A former Mississippi Forestry Commission employee from Franklin County says he can account for the surge in revenue from Section 16 timber sales reported by the Mississippi Secretary of State's office. "They pushed for me and every other county forester to raze just about everything the counties have to offer, which would leave us high and dry on timber production in 11 years," said former Franklin County forester Steve Oglesby, who said he left the agency after he refused to help the state "cash in" much of Franklin County's timber production.
"They told us we would go from a 60-year rotation to a 35-year rotation," said Oglesby. "I prepared a plan, worked almost a year on those plans, and when I turned my plan in, I was sent back with the order to clear-cut practically everything within the next 10-year time period."
Oglesby, who says he was fired for insubordination for not signing off on a 10-year clear-cutting plan, said the Forestry Commission is violating the fundamental rules of forestry management: "If you got 10,000 acres, and you're on a 30-year rotation, you can only cut a third in a ten-year time period. I had 2,200 acres. I was ordered to clear-cut about 3,000 more acres. That put me way over 5,000 acres. But the problem is my county only has 7,600 total forest acres."
The former forester has paperwork from his superiors demanding he increase the clear-cutting by an extra 3,000 acres, and called the demands "reckless."
"If they follow through with this, there has to be a shortfall in the 11th year. I could do it on a sustainable level on a 35-year basis, but a two-thirds reduction isn't the way to go about it. These are school-trust lands, and you have a fiduciary responsibility to keep it running on a sustainable basis. It's so unethical and irresponsible that it ought to be illegal."
Randy Chapin, district forester in Brookhaven, who heads the state's southwest district, confirmed that the commission has reduced the 60-year rotation to a 35-year rotation, but would not comment further on Oglesby, beyond pointing out that the 25-year employee had "been terminated from the commission."

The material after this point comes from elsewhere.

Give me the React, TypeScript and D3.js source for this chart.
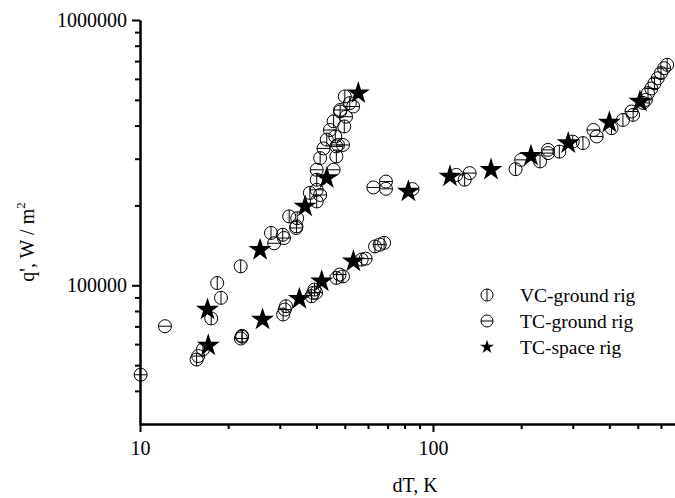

Oglesby said Secretary of State Delbert Hosemann and the state forester Charley Morgan has set a goal of $60 per acre per year of return, and complained that the two signed a memorandum of understanding that amounts to an order to "rape and pillage, and then get out."
"Delbert can do this and make it look good for a few short years, and move on to his next political agenda, and the crap don't hit the fan until 11 years later, after it's someone else's problem," Oglesby said.
Hosemann's office did not return calls. He said in a July press statement, however, that 16th Section land revenues had "skyrocketed 42 percent and put $22.8 million additional dollars into the hands of our school children."
"These numbers show our new system of posting the leases on the Secretary of State's website, arming our School Boards with current financial information, and personally reviewing each lease that comes through our office works and has substantially increased the rate of return on our 16th Section lands," Hosemann stated.
In 12 months ending June 30, 2007, the total amount of funds generated from 16th Section lands, which includes timber and oil and gas leases, was $54,292,624. In 12 months ending June 30, 2008, the revenue increased to $77,109,142, a total gain of $22,816,518. Timber sales, excluding 15 percent timber escrow, in FY 2007 amounted to $9,144,849.81. In FY 2008, revenue from timber sales rose to $10,325,165.21, an increase of nearly $1.2 million, or 13 percent.
The plan that Oglesby says he refused to sign off on contained an order to cut, burn and douse portions of the razed land with an herbicide, possibly in preparation for the construction of tree farms. It is a plan with a strong resemblance to the Forestry Commission's plans for 16th Section land at the end of Westbrook Road, in north Jackson, which is also slated for logging this year.
Jackson resident Jack Westbrook spoke out against the Jackson Public Schools board's recent move to hire a logger to clear-cut a portion of lowland swampland containing pristine cypress trees and old growth timber averaging more than a century in age.
JPS board members said they were following the Forestry Commission's orders in attempting to hire a logger, while Carter Mascagni, a Hinds County service forester with the Mississippi Forestry Commission, said the commission has the right goal.
"Our whole agenda is that we're supposed to be maximizing revenue for school boards," Mascagni said. "Section 16 lands were developed to maximize revenue for the school board, so that's our duty."
Biologists with the Mississippi Museum of Natural Science claim the habitat is unique to Mississippi, containing a cypress swamp, a sandbar, and a viable river bottom habitat as well as hardwood forests and pine prairieseveral micro-environments within a half-mile stretch of territory bordering the Pearl River.
The commission plans to turn a section of the area into a tree farm, despite frequent flooding. Westbrook said Oglesby's assessment seems in line with the commission's new scrutiny of section 16 land, even land with low-cost return: "I don't know if this is Hosemann or somebody working in his office calling the shots, but it seems the secretary of state's office told the Forestry Commission to get every dime they have to squeeze out of every acre."